Il migliore. Marco Pantani: recensione del documentario
Un ritratto intimo e privato che ci porta alla scoperta dell’uomo e di aspetti inediti. Dal 18 al 20 ottobre nelle sale con Nexo Digital.
Quando su di te e sulla tua storia sono stati versati litri e litri d’inchiostro, impressi metri e metri di pellicola, scritti decine di libri e di articoli, incise canzoni, realizzate pièce teatrali e prodotti film, riuscire a dare alla luce qualcosa di nuovo e di diverso è compito arduo. Se poi ti chiami Marco Pantani e la verità su di te e su ciò che ti è accaduto non è ancora stata scritta, allora il livello di difficoltà sale ulteriormente. Di “verità” o presunte tali ne sono state scritte e filmate molte, ma restano quelle dei singoli, perché l’unica e la sola sull’odissea dell’indimenticabile campione di ciclismo romagnolo ancora non è emersa. A questo si va ad aggiungere un altro elemento non da poco, che è la responsabilità di raccontarla quella storia e il farsene carico, in particolare quando il tuo nome e il tuo ricordo sono scolpiti in maniera indelebile nei cuori, nelle menti e nell’immaginario della gente e degli sportivi. Ed è da questi che il regista Paolo Santolini è voluto partire per disegnare sullo schermo una biografia del Pirata dal titolo Il migliore, distribuito nelle sale da Nexo Digital dal 18 al 20 ottobre 2021 in duecento copie.
Il migliore: il documentario di Santolini non vuole essere una celebrazione del mito, bensì un ritratto intimo e personale
Al contrario di quello che recita il titolo, il documentario di Santolini non vuole essere una celebrazione del mito, bensì un ritratto intimo e personale che offre allo spettatore una visione inedita e una prospettiva differente rispetto a quelle alle quali abbiamo assistito in questi anni. Piaccia o no, il merito dell’opera in questione sta proprio nell’esserci riuscita. Non a caso Tonina Pantani, la madre del Pirata, lo ha definito «il primo vero film su Marco», rispedendo al mittente i tentativi precedenti: dal tv movie Il Pirata – Marco Pantani di Claudio Bonivento al docu-film Giallo Pantani di Cristiano Barbarossa e Fulvio Benelli, passando per Il caso Pantani – L’omicidio di un campione di Domenico Ciolfi e Pantani – The accidental death of a cyclist di Jams Erskine. E come darle torto visto il risultato, con l’autore che ha trovato la chiave giusta per aprire il cassetto dei ricordi e per la prima volta la serratura della casa di Marco, sino a quel momento off limits per la macchina da presa e la penna di scrittori o giornalisti.

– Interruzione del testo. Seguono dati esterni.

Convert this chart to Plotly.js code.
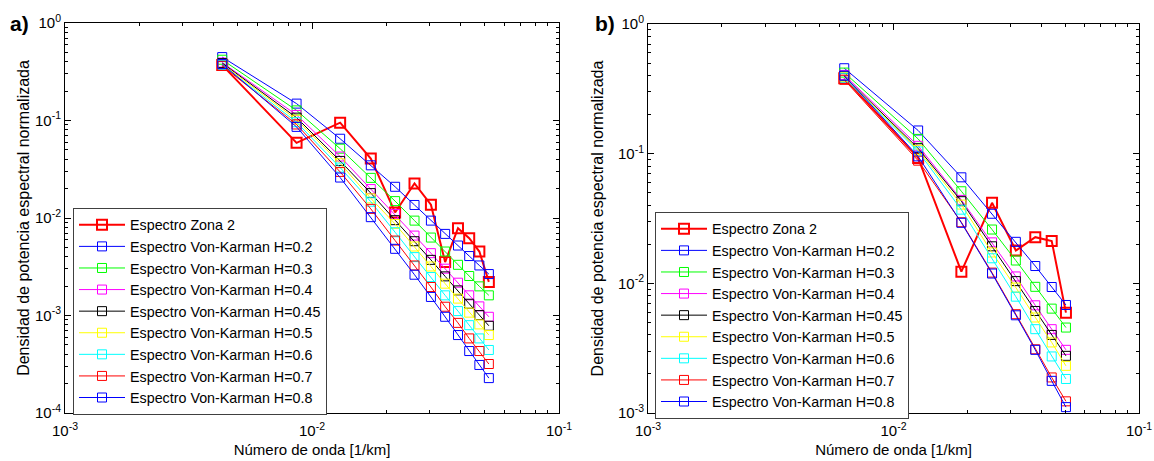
<!DOCTYPE html>
<html>
<head>
<meta charset="utf-8">
<script src="https://cdn.plot.ly/plotly-3.0.1.min.js"></script>
<style>html,body{margin:0;padding:0;background:#fff;}#chart{width:1154px;height:461px;}</style>
</head>
<body>
<div id="chart"></div>
<script>
// ---- Panel a) ----
const kA = [0.00433, 0.00866, 0.0130, 0.0173, 0.0217, 0.0260, 0.0303, 0.0346, 0.0390, 0.0433, 0.0476, 0.0520];
const zonaA = [0.37, 0.059, 0.095, 0.0407, 0.0114, 0.0226, 0.0137, 0.00353, 0.00785, 0.0062, 0.00453, 0.00221];
const h02A  = [0.447, 0.149, 0.065, 0.0347, 0.0209, 0.0136, 0.0094, 0.00687, 0.00522, 0.00407, 0.00326, 0.00266];
const h03A  = [0.42, 0.127, 0.0514, 0.0258, 0.0149, 0.0094, 0.0063, 0.00453, 0.00331, 0.00254, 0.00199, 0.00161];
const h04A  = [0.393, 0.114, 0.0427, 0.0198, 0.011, 0.0066, 0.00436, 0.00302, 0.00217, 0.00161, 0.00124, 0.00097];
const h045A = [0.388, 0.107, 0.0385, 0.018, 0.0095, 0.00578, 0.00372, 0.00252, 0.00181, 0.00132, 0.00101, 0.000785];
const h05A  = [0.38, 0.102, 0.0364, 0.0159, 0.0087, 0.0051, 0.00318, 0.00212, 0.00149, 0.00107, 0.00081, 0.00063];
const h06A  = [0.37, 0.096, 0.0329, 0.0147, 0.00714, 0.00397, 0.00248, 0.00161, 0.00111, 0.000796, 0.000582, 0.000443];
const h07A  = [0.364, 0.091, 0.0297, 0.0124, 0.00587, 0.00326, 0.00196, 0.00123, 0.00084, 0.000582, 0.000432, 0.000318];
const h08A  = [0.38, 0.086, 0.026, 0.0102, 0.00483, 0.00262, 0.00155, 0.00097, 0.00063, 0.000432, 0.000311, 0.000228];

// ---- Panel b) ----
const kB = [0.0063, 0.0126, 0.0189, 0.0252, 0.0315, 0.0378, 0.0441, 0.0504];
const zonaB = [0.382, 0.0927, 0.0123, 0.0418, 0.0179, 0.0227, 0.0212, 0.00594];
const h02B  = [0.456, 0.151, 0.0657, 0.0344, 0.0209, 0.0136, 0.00937, 0.00681];
const h03B  = [0.422, 0.13, 0.0513, 0.026, 0.015, 0.0094, 0.00638, 0.00456];
const h04B  = [0.405, 0.115, 0.044, 0.0207, 0.0113, 0.00677, 0.00443, 0.00307];
const h045B = [0.395, 0.11, 0.043, 0.0193, 0.0104, 0.00612, 0.004, 0.00276];
const h05B  = [0.39, 0.107, 0.0405, 0.0173, 0.00927, 0.00545, 0.0035, 0.00231];
const h06B  = [0.385, 0.104, 0.037, 0.0156, 0.00789, 0.00443, 0.00273, 0.00183];
const h07B  = [0.371, 0.0883, 0.0296, 0.0121, 0.00578, 0.0031, 0.00188, 0.00123];
const h08B  = [0.40, 0.0953, 0.0293, 0.0119, 0.00567, 0.00307, 0.00177, 0.00111];

// ---- Tick labels ----
const xTickVals = [0.001, 0.01, 0.1];
const xTickText = ["10<sup>-3</sup>", "10<sup>-2</sup>", "10<sup>-1</sup>"];
const yTickValsA = [0.0001, 0.001, 0.01, 0.1, 1];
const yTickTextA = ["10<sup>-4</sup>", "10<sup>-3</sup>", "10<sup>-2</sup>", "10<sup>-1</sup>", "10<sup>0</sup>"];
const yTickValsB = [0.001, 0.01, 0.1, 1];
const yTickTextB = ["10<sup>-3</sup>", "10<sup>-2</sup>", "10<sup>-1</sup>", "10<sup>0</sup>"];

const names = ["Espectro Zona 2", "Espectro Von-Karman H=0.2", "Espectro Von-Karman H=0.3",
  "Espectro Von-Karman H=0.4", "Espectro Von-Karman H=0.45", "Espectro Von-Karman H=0.5",
  "Espectro Von-Karman H=0.6", "Espectro Von-Karman H=0.7", "Espectro Von-Karman H=0.8"];
const colors = ["#ff0000", "#0000ff", "#00ff00", "#ff00ff", "#000000", "#ffff00", "#00ffff", "#ff0000", "#0000ff"];

const seriesA = [zonaA, h02A, h03A, h04A, h045A, h05A, h06A, h07A, h08A];
const seriesB = [zonaB, h02B, h03B, h04B, h045B, h05B, h06B, h07B, h08B];

const traces = [];
function addPanel(k, series, xa, ya, leg, tag) {
  series.forEach((ys, i) => {
    const thick = i === 0;
    traces.push({
      x: k, y: ys, type: 'scatter', mode: 'lines+markers', name: names[i],
      xaxis: xa, yaxis: ya, legend: leg, legendgroup: tag + i,
      line: {color: colors[i], width: thick ? 2 : 1},
      marker: {symbol: 'square-open', size: thick ? 10 : 9, color: colors[i],
               line: {color: colors[i], width: thick ? 2 : 1}}
    });
  });
}
addPanel(kA, seriesA, 'x', 'y', 'legend', 'a');
addPanel(kB, seriesB, 'x2', 'y2', 'legend2', 'b');

const W = 1154, H = 461;
const fontFam = 'Liberation Sans, Arial, sans-serif';
function common() {
  return {
    type: 'log', tickmode: 'array', ticks: 'inside', ticklen: 6, tickcolor: '#000',
    minor: {ticks: 'inside', ticklen: 3, tickcolor: '#000', dtick: 'D1', showgrid: false},
    showline: true, linecolor: '#000', linewidth: 1, mirror: 'allticks',
    showgrid: false, zeroline: false, ticklabeloverflow: 'allow',
    tickfont: {family: fontFam, size: 15, color: '#000'}
  };
}
function xAxis(x0, x1) {
  return Object.assign(common(), {
    range: [-3, -1], domain: [x0 / W, x1 / W], tickvals: xTickVals, ticktext: xTickText,
    ticklabelstandoff: 4,
    title: {text: 'Número de onda [1/km]', font: {family: fontFam, size: 15, color: '#000'}, standoff: 6}
  });
}
function yAxis(y0, y1, rng, tv, tt, so) {
  return Object.assign(common(), {
    range: rng, domain: [(H - y1) / H, (H - y0) / H], tickvals: tv, ticktext: tt,
    title: {text: 'Densidad de potencia espectral normalizada', font: {family: fontFam, size: 16, color: '#000'}, standoff: so}
  });
}
function legendAt(x, y) {
  return {
    x: x / W, y: (H - y) / H, xanchor: 'left', yanchor: 'top',
    bgcolor: '#ffffff', bordercolor: '#404040', borderwidth: 1,
    font: {family: fontFam, size: 14.3, color: '#000'},
    itemwidth: 46, tracegroupgap: 0, traceorder: 'normal'
  };
}

const yA = yAxis(23, 413, [-4, 0], yTickValsA, yTickTextA, 1);
const yB = yAxis(24, 413, [-3, 0], yTickValsB, yTickTextB, 10);
yB.anchor = 'x2';
const xA = xAxis(65, 559);
const xB = xAxis(648, 1139);
xB.anchor = 'y2';

const layout = {
  width: W, height: H, margin: {l: 0, r: 0, t: 0, b: 0},
  paper_bgcolor: '#ffffff', plot_bgcolor: '#ffffff',
  font: {family: fontFam, color: '#000'},
  xaxis: xA, yaxis: yA, xaxis2: xB, yaxis2: yB,
  legend: legendAt(73, 208), legend2: legendAt(655, 212),
  showlegend: true,
  annotations: [
    {text: '<b>a)</b>', x: 8 / W, y: (H - 23) / H, xref: 'paper', yref: 'paper', xanchor: 'left', yanchor: 'middle',
     showarrow: false, font: {family: fontFam, size: 21, color: '#000'}},
    {text: '<b>b)</b>', x: 593 / W, y: (H - 23) / H, xref: 'paper', yref: 'paper', xanchor: 'left', yanchor: 'middle',
     showarrow: false, font: {family: fontFam, size: 21, color: '#000'}}
  ]
};

Plotly.newPlot('chart', traces, layout, {staticPlot: true, displayModeBar: false});
</script>
</body>
</html>
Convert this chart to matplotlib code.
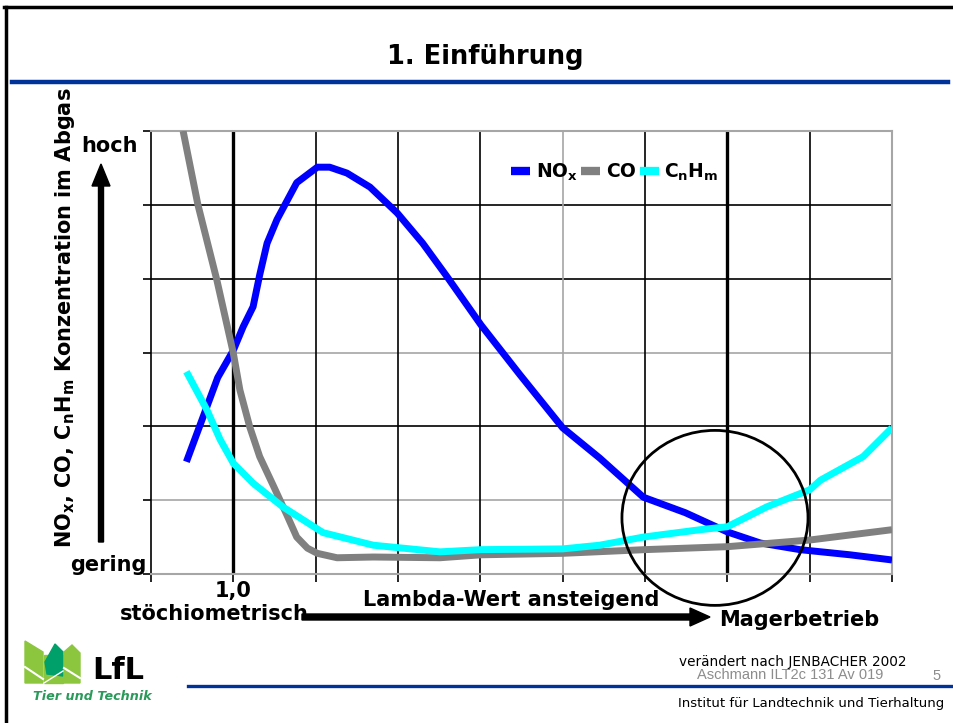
import numpy as np
import matplotlib.pyplot as plt
from matplotlib.patches import Ellipse, Polygon, FancyArrow

# Emission curves vs. lambda (0..9 grid steps, step 1 = stoichiometric)
nox_x = [0.43, 0.81, 1.0, 1.12, 1.24, 1.32, 1.41, 1.53, 1.77, 2.02, 2.17, 2.38, 2.66,
         2.99, 3.30, 3.60, 4.01, 4.48, 5.0, 5.45, 5.98, 6.49, 7.0, 7.40, 7.88, 8.49, 9.0]
nox_y = [1.52, 2.66, 3.03, 3.35, 3.62, 4.05, 4.48, 4.80, 5.30, 5.51, 5.51, 5.43, 5.24,
         4.89, 4.48, 4.02, 3.37, 2.70, 1.98, 1.57, 1.04, 0.83, 0.57, 0.42, 0.33, 0.26, 0.19]

co_x = [0.39, 0.57, 0.80, 1.0, 1.08, 1.20, 1.32, 1.48, 1.65, 1.77, 1.90, 2.02, 2.26,
        2.70, 3.51, 4.01, 5.0, 6.0, 7.0, 8.0, 9.0]
co_y = [6.0, 5.0, 3.98, 2.99, 2.49, 1.99, 1.59, 1.21, 0.80, 0.50, 0.35, 0.28, 0.22,
        0.23, 0.22, 0.26, 0.28, 0.33, 0.37, 0.46, 0.60]

hc_x = [0.43, 0.68, 0.84, 1.0, 1.24, 1.60, 2.09, 2.70, 3.51, 4.01, 5.0, 5.45, 5.98,
        6.67, 7.0, 7.48, 8.0, 8.13, 8.65, 9.0]
hc_y = [2.74, 2.22, 1.82, 1.50, 1.23, 0.91, 0.56, 0.39, 0.30, 0.33, 0.34, 0.39, 0.50,
        0.60, 0.64, 0.91, 1.14, 1.27, 1.59, 1.98]

series_labels = [r'$\mathbf{NO_x}$', r'$\mathbf{CO}$', r'$\mathbf{C_nH_m}$']
series_colors = ['#0000ff', '#808080', '#00ffff']

W, H = 954, 723
fig = plt.figure(figsize=(W / 100, H / 100), dpi=100)

ax = fig.add_axes([151 / W, 1 - 574 / H, (892 - 151) / W, (574 - 131) / H])
ax.set_xlim(0, 9)
ax.set_ylim(0, 6)

# grid: some lines come out black, some grey
hgrid = {1: '#a6a6a6', 2: 'black', 3: '#a6a6a6', 4: 'black', 5: 'black'}
vgrid = {2: 'black', 3: 'black', 4: 'black', 5: '#a6a6a6', 6: 'black', 8: 'black'}
for yv, c in hgrid.items():
    ax.axhline(yv, color=c, lw=1.2, zorder=1)
for xv, c in vgrid.items():
    ax.axvline(xv, color=c, lw=1.2, zorder=1)
ax.axvline(1, color='black', lw=2.4, zorder=1)
ax.axvline(7, color='black', lw=2.4, zorder=1)

for sp in ['top', 'right', 'bottom']:
    ax.spines[sp].set_color('#a6a6a6')
    ax.spines[sp].set_linewidth(1.5)
ax.spines['left'].set_color('black')
ax.spines['left'].set_linewidth(1.2)

ax.set_xticks(range(10))
ax.set_yticks(range(7))
ax.tick_params(length=6, width=1.2, labelbottom=False, labelleft=False)

for xs, ys, c, lab in zip([nox_x, co_x, hc_x], [nox_y, co_y, hc_y], series_colors, series_labels):
    ax.plot(xs, ys, color=c, lw=5, solid_capstyle='butt', solid_joinstyle='round',
            label=lab, zorder=3)

ax.add_patch(Ellipse((6.85, 0.76), 2.26, 2.37, fill=False, ec='black', lw=2,
                     clip_on=False, zorder=4))

leg = ax.legend(loc='center', bbox_to_anchor=(615 / W, 1 - 172 / H),
                bbox_transform=fig.transFigure, ncol=3, frameon=False,
                handlelength=1.0, handletextpad=0.3, columnspacing=0.2,
                prop={'size': 13.5, 'weight': 'bold'})
for lh in leg.get_lines():
    lh.set_linewidth(6)

# overlay in pixel coordinates for slide decorations
ov = fig.add_axes([0, 0, 1, 1], zorder=5)
ov.set_xlim(0, W)
ov.set_ylim(H, 0)
ov.axis('off')

ov.plot([4, W], [7, 7], color='black', lw=2.5)
ov.plot([6, 6], [7, H], color='black', lw=2.5)
ov.plot([12, 948], [82, 82], color='#003399', lw=3.2)
ov.plot([188, W], [686, 686], color='#003399', lw=2.4)

ov.text(485, 57, '1. Einführung', ha='center', va='center', fontsize=18.5, fontweight='bold')

ov.text(65, 318, r'NO$_\mathbf{x}$, CO, C$_\mathbf{n}$H$_\mathbf{m}$ Konzentration im Abgas',
        rotation=90, ha='center', va='center', fontsize=15, fontweight='bold')
ov.text(110, 146, 'hoch', ha='center', va='center', fontsize=15, fontweight='bold')
ov.text(108, 565, 'gering', ha='center', va='center', fontsize=15, fontweight='bold')
ov.add_patch(FancyArrow(101, 542, 0, -378, width=5, head_width=18, head_length=22,
                        length_includes_head=True, color='black'))

ov.text(233, 591, '1,0', ha='center', va='center', fontsize=15, fontweight='bold')
ov.text(214, 614, 'stöchiometrisch', ha='center', va='center', fontsize=15, fontweight='bold')
ov.text(511, 600, 'Lambda-Wert ansteigend', ha='center', va='center', fontsize=15, fontweight='bold')
ov.text(799, 620, 'Magerbetrieb', ha='center', va='center', fontsize=15, fontweight='bold')
ov.add_patch(FancyArrow(302, 617, 408, 0, width=6, head_width=18, head_length=20,
                        length_includes_head=True, color='black'))

# LfL logo
light, dark = '#8cc63e', '#00a06a'
ov.add_patch(Polygon([(25, 641), (43, 652), (43, 683), (25, 683)], color=light))
ov.add_patch(Polygon([(44, 655), (63, 655), (63, 683), (44, 683)], color=light))
ov.add_patch(Polygon([(45, 662), (55, 644), (63, 652), (63, 676), (47, 674)], color=dark))
ov.add_patch(Polygon([(64, 652), (72, 645), (80, 653), (80, 683), (64, 683)], color=light))
ov.plot([25, 43], [667, 679], color='white', lw=1.5)
ov.plot([64, 80], [668, 678], color='white', lw=1.5)
ov.plot([44, 63], [683, 671], color='white', lw=1.0)
ov.text(92, 679, 'LfL', ha='left', va='baseline', fontsize=22, fontweight='heavy')
ov.text(33, 696, 'Tier und Technik', ha='left', va='center', fontsize=9.2,
        fontweight='bold', fontstyle='italic', color='#2a9a5a')

ov.text(793, 662, 'verändert nach JENBACHER 2002', ha='center', va='center', fontsize=9.8)
ov.text(790, 675, 'Aschmann ILT2c 131 Av 019', ha='center', va='center', fontsize=10.5,
        color='#8c8c8c', family='Liberation Sans')
ov.text(937, 676, '5', ha='center', va='center', fontsize=10.5, color='#8c8c8c',
        family='Liberation Sans')
ov.text(811, 703, 'Institut für Landtechnik und Tierhaltung', ha='center', va='center',
        fontsize=9.5)

fig.savefig('out.png', dpi=100)
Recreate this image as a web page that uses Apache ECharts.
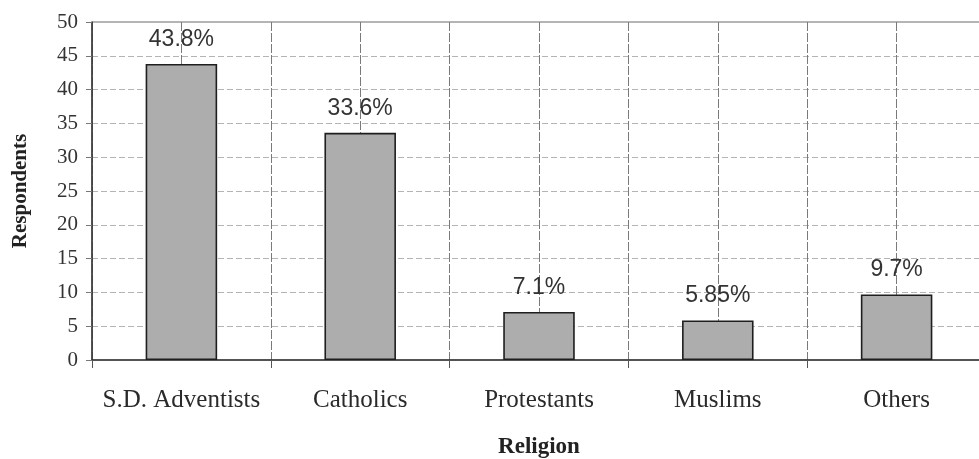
<!DOCTYPE html>
<html>
<head>
<meta charset="utf-8">
<script src="https://cdn.jsdelivr.net/npm/echarts@6/dist/echarts.min.js"></script>
<style>
  html, body { margin: 0; padding: 0; background: #ffffff; }
  #chart { width: 979px; height: 459px; }
</style>
</head>
<body>
<div id="chart"></div>
<script>
// Respondents by religion
const religions = ['S.D. Adventists', 'Catholics', 'Protestants', 'Muslims', 'Others'];
const respondents = [43.8, 33.6, 7.1, 5.85, 9.7];
const yTicks = { min: 0, max: 50, step: 5 };

const chart = echarts.init(document.getElementById('chart'), null, { renderer: 'canvas' });

const serif = '"Liberation Serif", "Times New Roman", serif';
const sans = '"Liberation Sans", Arial, sans-serif';

chart.setOption({
  backgroundColor: '#ffffff',
  animation: false,
  grid: {
    left: 92, top: 22, width: 894, bottom: 99,
    containLabel: false,
    outerBoundsMode: 'none',
    show: true, borderColor: '#6a6a6a', borderWidth: 1, backgroundColor: 'transparent'
  },
  xAxis: [
    {
      type: 'category',
      data: religions,
      boundaryGap: true,
      name: 'Religion',
      nameLocation: 'middle',
      nameGap: 76,
      nameTextStyle: { fontFamily: serif, fontWeight: 'bold', fontSize: 23, color: '#222' },
      axisLine: { show: true, lineStyle: { color: '#333', width: 1.5 } },
      axisTick: { show: true, interval: 0, length: 8, lineStyle: { color: '#555' } },
      axisLabel: { interval: 0, fontFamily: serif, fontSize: 25, color: '#2a2a2a', margin: 28 },
      splitLine: { show: false }
    },
    {
      // half-category guides: one vertical rule at every boundary and centre
      type: 'value',
      position: 'top',
      min: 0, max: 10, interval: 1,
      axisLine: { show: false },
      axisTick: { show: false },
      axisLabel: { show: false },
      splitLine: { show: true, lineStyle: { color: '#7a7a7a', width: 1, type: [9, 2] } }
    }
  ],
  yAxis: {
    type: 'value',
    min: yTicks.min, max: yTicks.max, interval: yTicks.step,
    name: 'Respondents',
    nameLocation: 'middle',
    nameGap: 61,
    nameTextStyle: { fontFamily: serif, fontWeight: 'bold', fontSize: 21, color: '#222' },
    axisLine: { show: true, lineStyle: { color: '#333', width: 1.5 } },
    axisTick: { show: true, length: 6, lineStyle: { color: '#777' } },
    axisLabel: { fontFamily: serif, fontSize: 21, color: '#333', margin: 14 },
    splitLine: { show: true, lineStyle: { color: '#b4b4b4', width: 1, type: [6, 3] } }
  },
  series: [{
    type: 'bar',
    xAxisIndex: 0,
    data: respondents,
    barWidth: '40%',
    itemStyle: { color: '#adadad', borderColor: '#1e1e1e', borderWidth: 1.6 },
    label: {
      show: true,
      position: 'top',
      distance: 13,
      fontFamily: sans,
      fontSize: 23,
      color: '#333',
      formatter: p => p.value + '%'
    }
  }]
});
</script>
</body>
</html>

Il migliore sceglie di andare controcorrente, riavvolge il nastro del tempo, rimette l’uomo al centro del racconto
A differenza dei colleghi, Santolini epura dalla timeline la denuncia e l’inchiesta per focalizzare l’attenzione su altro, su quel qualcosa che nei tentativi precedenti era stato messo da parte. Il migliore sceglie di andare controcorrente, riavvolge il nastro del tempo, rimette l’uomo al centro del racconto, partendo dall’essenza, dalla sua Cesenatico, dai suoi affetti, quelli che non sono mai venuti meno, nemmeno dopo l’ennesimo infortunio e l’ingiusta sospensione per ematocrito alto al Giro d’Italia, quel maledetto 5 giugno del 1999 a Madonna di Campiglio. Una scelta, quella, di focalizzare l’attenzione su Marco e sulle sue radici che rappresenta il punto di forza di un controcampo umano, esistenziale ed emozionale che mancava all’appello e del quale si avvertiva l’assenza. Il documentario va a colmare tale mancanza e lo fa con una raccolta di testimonianze a parenti e amici, accompagnate da un collage di preziosi materiali d’archivio e da una colonna sonora made in Romagna.
Un ritratto autentico, realizzato in punta di cinepresa e al montaggio con grande cura
Ricordi, riflessioni, suoni, immagini di ieri e di oggi, raccolte in una Cesenatico coperta dalla neve e in alcuni luoghi che hanno fatto da cornice alla vita e alla carriera di Pantani, si trasformano nel tessuto narrativo di un’opera intensa, struggente, che tocca le corde del cuore senza scivolare mai nelle sabbie mobili della spettacolarizzazione e della retorica. Ne viene fuori un ritratto autentico, realizzato in punta di cinepresa e al montaggio con grande cura, che ci porta alla scoperta di una serie di aspetti poco conosciuti dell’essere umano e dell’atleta. Il ché conferisce all’operazione un senso e soprattutto un motivo per esistere, che è tutto tranne che scontato.